D’autre part, une production record de soja est toujours attendue au Brésil, principalement dans la région du Mato Grosso, qui représente le plus grand bassin de production du pays. Les bonnes précipitations dans cet État ont en effet permis un bon développement des plantes, contribuant à d’excellents rendements. Cela devrait largement compenser la mauvaise récolte prévue au Rio Grande do Sul, où les cultures ont subi un fort déficit hydrique.

Par ailleurs, un climat d’incertitude plane sur la demande mondiale, provoqué par les craintes de ralentissement économique aux États-Unis et en Europe, ainsi qu’en Chine désormais. Le cours du porc chinois poursuit sa baisse depuis le mois de mars, mettant à mal la rentabilité des élevages.

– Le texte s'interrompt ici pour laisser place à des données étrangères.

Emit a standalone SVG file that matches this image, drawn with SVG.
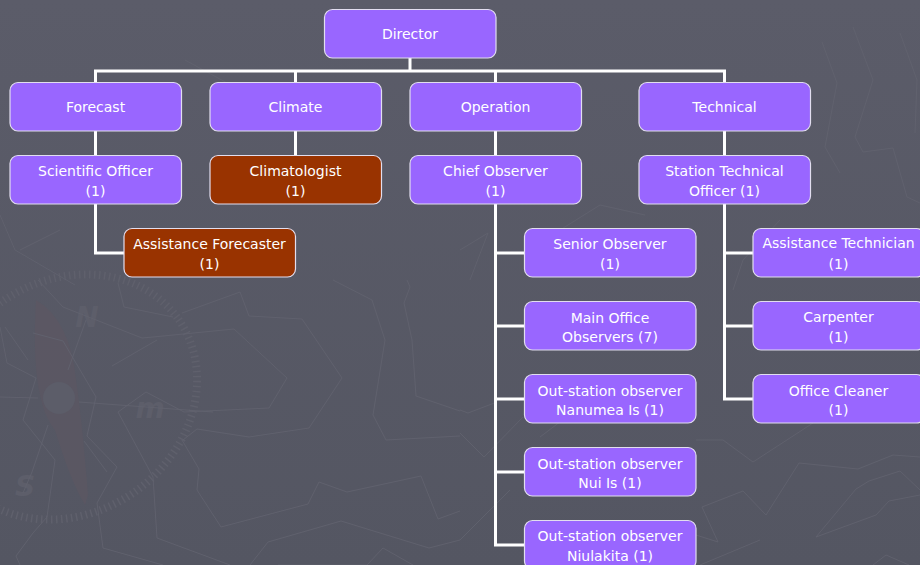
<svg xmlns="http://www.w3.org/2000/svg" width="920" height="565" viewBox="0 0 920 565">
<style>
.n{stroke:#e2deef;stroke-width:1.2}
.p{fill:#9966ff}
.b{fill:#993300}
text{font-family:"DejaVu Sans","Noto Sans",sans-serif;font-size:14px;fill:#fff;text-anchor:middle}
.c{fill:none;stroke:#fff;stroke-width:3}
.g{fill:none;stroke:#61626e;stroke-width:.9}
.m{font-size:28px;font-weight:bold;font-style:italic;fill:#5d5e6a}
</style>
<defs>
<linearGradient id="bg" x1="0" y1="0" x2="0" y2="1"><stop offset="0" stop-color="#5b5c69"/><stop offset="1" stop-color="#545662"/></linearGradient>
</defs>
<rect width="920" height="565" fill="url(#bg)"/>
<g id="background">
<ellipse cx="68" cy="397" rx="135" ry="116" transform="rotate(-35 68 397)" fill="none" stroke="#5f606c" stroke-width="8" stroke-dasharray="1.5 3.5"/>
<path d="M36 300Q30 400 55 430Q70 480 85 505L88 495Q82 420 76 380Q70 320 36 300Z" fill="#5c5763" opacity=".7"/>
<circle cx="59" cy="398" r="16" fill="#5c5d69"/>
<text x="87" y="327" class="m">N</text>
<text x="25" y="496" class="m">S</text>
<text x="150" y="418" class="m">m</text>
<path class="g" d="M333 280L372 300L385 340L373 415L386 440L460 436M407 280L410 287L404 303L412 340L416 396L460 411M182 313L240 292L249 316L302 319L342 378L309 428L249 437L197 429L183 440M153 337L234 329L287 378L269 408L184 412L146 392L118 412L153 477L157 538L230 565M182 440L199 469L197 490L221 527L308 504L319 482L347 492L421 476L438 519L460 511M250 565L268 542L341 521L429 548L460 540M278 565H367L383 548L413 565M38 280L63 307L142 338L153 337M118 283L124 307L173 317M0 397L38 398M79 402L213 412M68 370L86 320M48 425L32 472L23 493M112 366L157 340M0 327L7 363L36 378L23 420L55 460L47 517L33 533L16 556L20 565M5 327L28 360M33 333L63 341L96 397L87 436L117 467L97 503L103 548L163 565M84 441L107 472"/>
<path class="g" d="M696 440H723L753 462L813 423M696 535L718 542L702 507L743 491L766 515L799 463L858 469L893 455L920 457M920 490L900 471L869 481L856 489L816 537L876 515L889 501L920 495M873 565L886 555L909 565M460 410L468 413L497 402M460 433L484 457L523 417M540 437L593 397M460 540L510 490M853 27L873 80L855 137L863 152L893 148L907 197L920 203M900 33L917 80L915 133M822 42L837 83L825 147L840 173M733 290L743 260L780 220M460 250L488 233L470 280M700 565L760 540M520 330L570 305M0 215L15 250L75 285M20 250L60 230M185 60L240 90M560 230L600 205L645 215"/>
</g>
<g id="connectors">
<path class="c" d="M410 58V71M95.500 82V71H724.500V82M295.500 71V82M495.500 71V82M95.500 131V155M295.500 131V155M495.500 131V155M724.500 131V155"/>
<path class="c" d="M95.500 204V253H124"/>
<path class="c" d="M495.500 204V545H524M495.500 253H524M495.500 326H524M495.500 399H524M495.500 472H524"/>
<path class="c" d="M724.500 204V399H753M724.500 253H753M724.500 326H753"/>
</g>
<g id="director"><rect class="n p" x="324.500" y="9.500" width="171.500" height="48.500" rx="8"/><text x="410" y="39">Director</text></g>
<g id="forecast"><rect class="n p" x="10" y="82.500" width="171.500" height="48.500" rx="8"/><text x="95.500" y="112">Forecast</text></g>
<g id="climate"><rect class="n p" x="210" y="82.500" width="171.500" height="48.500" rx="8"/><text x="295.500" y="112">Climate</text></g>
<g id="operation"><rect class="n p" x="410" y="82.500" width="171.500" height="48.500" rx="8"/><text x="495.500" y="112">Operation</text></g>
<g id="technical"><rect class="n p" x="639" y="82.500" width="171.500" height="48.500" rx="8"/><text x="724.500" y="112">Technical</text></g>
<g id="scientific-officer"><rect class="n p" x="10" y="155.500" width="171.500" height="48.500" rx="8"/><text x="95.500" y="176">Scientific Officer</text><text x="95.500" y="196">(1)</text></g>
<g id="climatologist"><rect class="n b" x="210" y="155.500" width="171.500" height="48.500" rx="8"/><text x="295.500" y="176">Climatologist</text><text x="295.500" y="196">(1)</text></g>
<g id="chief-observer"><rect class="n p" x="410" y="155.500" width="171.500" height="48.500" rx="8"/><text x="495.500" y="176">Chief Observer</text><text x="495.500" y="196">(1)</text></g>
<g id="station-technical"><rect class="n p" x="639" y="155.500" width="171.500" height="48.500" rx="8"/><text x="724.500" y="176">Station Technical</text><text x="724.500" y="196">Officer (1)</text></g>
<g id="assistance-forecaster"><rect class="n b" x="124" y="228.500" width="171.500" height="48.500" rx="8"/><text x="209.500" y="249">Assistance Forecaster</text><text x="209.500" y="269">(1)</text></g>
<g id="senior-observer"><rect class="n p" x="524.500" y="228.500" width="171.500" height="48.500" rx="8"/><text x="610" y="249">Senior Observer</text><text x="610" y="269">(1)</text></g>
<g id="main-office"><rect class="n p" x="524.500" y="301.500" width="171.500" height="48.500" rx="8"/><text x="610" y="323">Main Office</text><text x="610" y="342">Observers (7)</text></g>
<g id="nanumea"><rect class="n p" x="524.500" y="374.500" width="171.500" height="48.500" rx="8"/><text x="610" y="396">Out-station observer</text><text x="610" y="415">Nanumea Is (1)</text></g>
<g id="nui"><rect class="n p" x="524.500" y="447.500" width="171.500" height="48.500" rx="8"/><text x="610" y="469">Out-station observer</text><text x="610" y="488">Nui Is (1)</text></g>
<g id="niulakita"><rect class="n p" x="524.500" y="520.500" width="171.500" height="48.500" rx="8"/><text x="610" y="541">Out-station observer</text><text x="610" y="561">Niulakita (1)</text></g>
<g id="assistance-technician"><rect class="n p" x="753" y="228.500" width="171.500" height="48.500" rx="8"/><text x="838.500" y="248">Assistance Technician</text><text x="838.500" y="269">(1)</text></g>
<g id="carpenter"><rect class="n p" x="753" y="301.500" width="171.500" height="48.500" rx="8"/><text x="838.500" y="322">Carpenter</text><text x="838.500" y="342">(1)</text></g>
<g id="office-cleaner"><rect class="n p" x="753" y="374.500" width="171.500" height="48.500" rx="8"/><text x="838.500" y="396">Office Cleaner</text><text x="838.500" y="415">(1)</text></g>
</svg>
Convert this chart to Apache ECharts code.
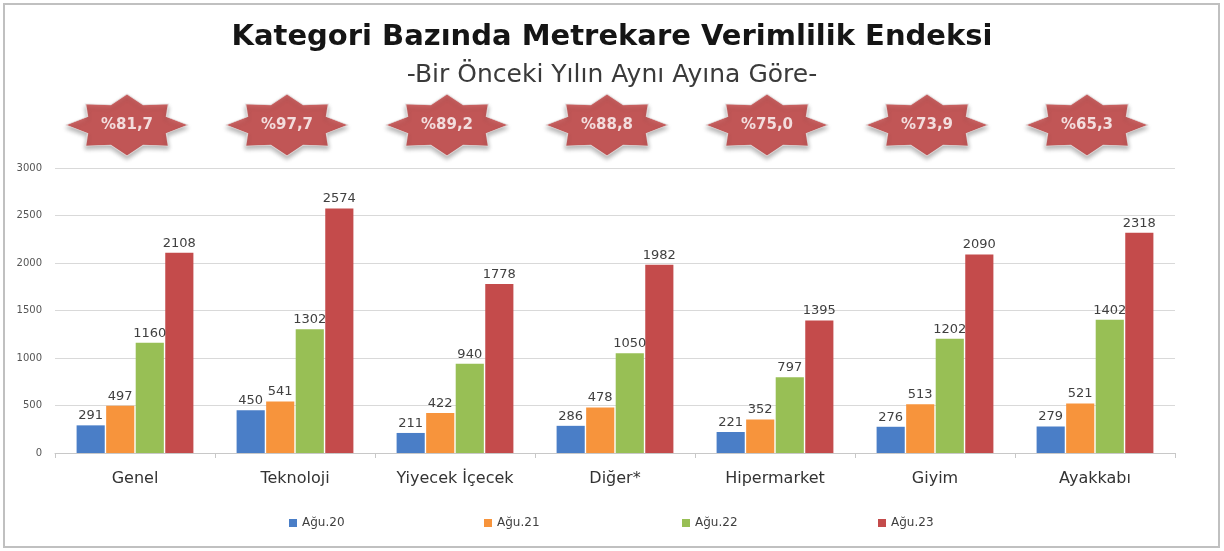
<!DOCTYPE html>
<html>
<head>
<meta charset="utf-8">
<title>Kategori Bazında Metrekare Verimlilik Endeksi</title>
<script src="https://cdn.jsdelivr.net/npm/echarts@6/dist/echarts.min.js"></script>
<style>
  html, body { margin: 0; padding: 0; background: #fff; }
  #chart { width: 1224px; height: 551px; }
</style>
</head>
<body>
<div id="chart"></div>
<script>
const categories = ['Genel', 'Teknoloji', 'Yiyecek İçecek', 'Diğer*', 'Hipermarket', 'Giyim', 'Ayakkabı']
const aug20 = [291, 450, 211, 286, 221, 276, 279]
const aug21 = [497, 541, 422, 478, 352, 513, 521]
const aug22 = [1160, 1302, 940, 1050, 797, 1202, 1402]
const aug23 = [2108, 2574, 1778, 1982, 1395, 2090, 2318]
const badgeText = ['%81,7', '%97,7', '%89,2', '%88,8', '%75,0', '%73,9', '%65,3']
const seriesNames = ['Ağu.20', 'Ağu.21', 'Ağu.22', 'Ağu.23']
const yTicks = [0, 500, 1000, 1500, 2000, 2500, 3000]

// office renk paleti
const colorList = ['#4a7ec7', '#f7943c', '#98bf55', '#c44b4b']
const legendLeft = [284, 479, 677, 873]

// 8 köşeli yıldız
const star = 'path://M50 0L63.39 17.66L83.94 16.06L82.34 36.61L100 50L82.34 63.39L83.94 83.94L63.39 82.34L50 100L36.61 82.34L16.06 83.94L17.66 63.39L0 50L17.66 36.61L16.06 16.06L36.61 17.66Z'

const chart = echarts.init(document.getElementById('chart'))

function barSeries (name, data, idx) {
  return {
    name: name,
    type: 'bar',
    xAxisIndex: 0,
    yAxisIndex: 0,
    data: data,
    barGap: '5%',
    barCategoryGap: '27%',
    itemStyle: { color: colorList[idx] },
    label: {
      show: true,
      position: 'top',
      distance: 3,
      color: '#404040',
      fontFamily: 'DejaVu Sans',
      fontSize: 13
    }
  }
}

const option = {
  backgroundColor: '#fff',
  animation: false,
  title: [
    {
      text: 'Kategori Bazında Metrekare Verimlilik Endeksi',
      left: 'center',
      top: 18,
      textStyle: { fontFamily: 'DejaVu Sans', fontWeight: 'bold', fontSize: 29, color: '#151515' }
    },
    {
      text: '-Bir Önceki Yılın Aynı Ayına Göre-',
      left: 'center',
      top: 58,
      textStyle: { fontFamily: 'DejaVu Sans', fontWeight: 'normal', fontSize: 25, color: '#3a3a3a' }
    }
  ],
  legend: seriesNames.map((n, i) => ({
    data: [n],
    left: legendLeft[i],
    top: 512,
    icon: 'rect',
    itemWidth: 8,
    itemHeight: 8,
    itemGap: 4,
    textStyle: { fontFamily: 'DejaVu Sans', fontSize: 12, color: '#404040' }
  })),
  grid: [
    { left: 55, right: 49, top: 168, height: 285, containLabel: false },
    { left: 55, right: 49, top: 94, height: 62 }
  ],
  xAxis: [
    {
      type: 'category',
      gridIndex: 0,
      data: categories,
      axisLine: { lineStyle: { color: '#c8c8c8' } },
      axisTick: { show: true, length: 5, lineStyle: { color: '#c8c8c8' } },
      axisLabel: { fontFamily: 'DejaVu Sans', fontSize: 16, color: '#333', margin: 18 }
    },
    { type: 'category', gridIndex: 1, data: categories, show: false }
  ],
  yAxis: [
    {
      type: 'value',
      gridIndex: 0,
      min: 0,
      max: yTicks[yTicks.length - 1],
      interval: 500,
      axisLine: { show: false },
      axisTick: { show: false },
      splitLine: { lineStyle: { color: '#d9d9d9' } },
      axisLabel: { fontFamily: 'DejaVu Sans', fontSize: 10, color: '#555', margin: 13, formatter: v => String(v) }
    },
    { type: 'value', gridIndex: 1, min: -1, max: 1, show: false }
  ],
  series: [
    barSeries(seriesNames[0], aug20, 0),
    barSeries(seriesNames[1], aug21, 1),
    barSeries(seriesNames[2], aug22, 2),
    barSeries(seriesNames[3], aug23, 3),
    {
      name: 'badge',
      type: 'scatter',
      xAxisIndex: 1,
      yAxisIndex: 1,
      data: badgeText.map((t, i) => [i, 0]),
      symbol: star,
      symbolSize: [122, 62],
      symbolOffset: [-8, 0],
      itemStyle: {
        color: '#c33d3d',
        borderColor: '#e6e6e6',
        borderWidth: 1,
        shadowColor: 'rgba(0,0,0,0.35)',
        shadowBlur: 4,
        shadowOffsetY: 3
      },
      label: {
        show: true,
        position: 'inside',
        formatter: p => badgeText[p.dataIndex],
        color: '#fff',
        fontFamily: 'DejaVu Sans',
        fontWeight: 'bold',
        fontSize: 15
      },
      silent: true
    }
  ],
  graphic: [
    {
      type: 'rect',
      shape: { x: 4, y: 4, width: 1215, height: 543 },
      style: { fill: 'none', stroke: '#c0c0c0', lineWidth: 2 },
      silent: true
    }
  ]
}
chart.setOption(option)
</script>
</body>
</html>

Le prix US a lui reculé de façon plus mesurée cette semaine, perdant 1 $/t sur le rapproché à 471 $/t. La progression des semis de soja aux États-Unis fait toujours pression sur les cours de la fève et par ricochet sur celui du tourteau. Près de 19 % des surfaces ont été ensemencées au 30 avril, contre une moyenne quinquennale de 11 %, à la même période. Les conditions météorologiques ont été favorables à l’avancement des travaux dans plusieurs États, notamment dans le sud et le centre du pays. La tendance baissière a toutefois été limitée par le rythme de trituration qui s’avère toujours très dynamique. En mars, la trituration américaine a progressé de 12 % sur un mois, et de 2,6 % sur un an.

À suivre : corridor maritime en Ukraine, restrictions d’importations dans l’est de l’Union européenne, climat en Amérique du Nord (semis de blé de printemps, de maïs, de soja et de canola), en Europe (toutes cultures), conditions de croissance du maïs au Brésil, prix du pétrole, parité euro/dollar américain, situation économique mondiale, situation des marchés financiers.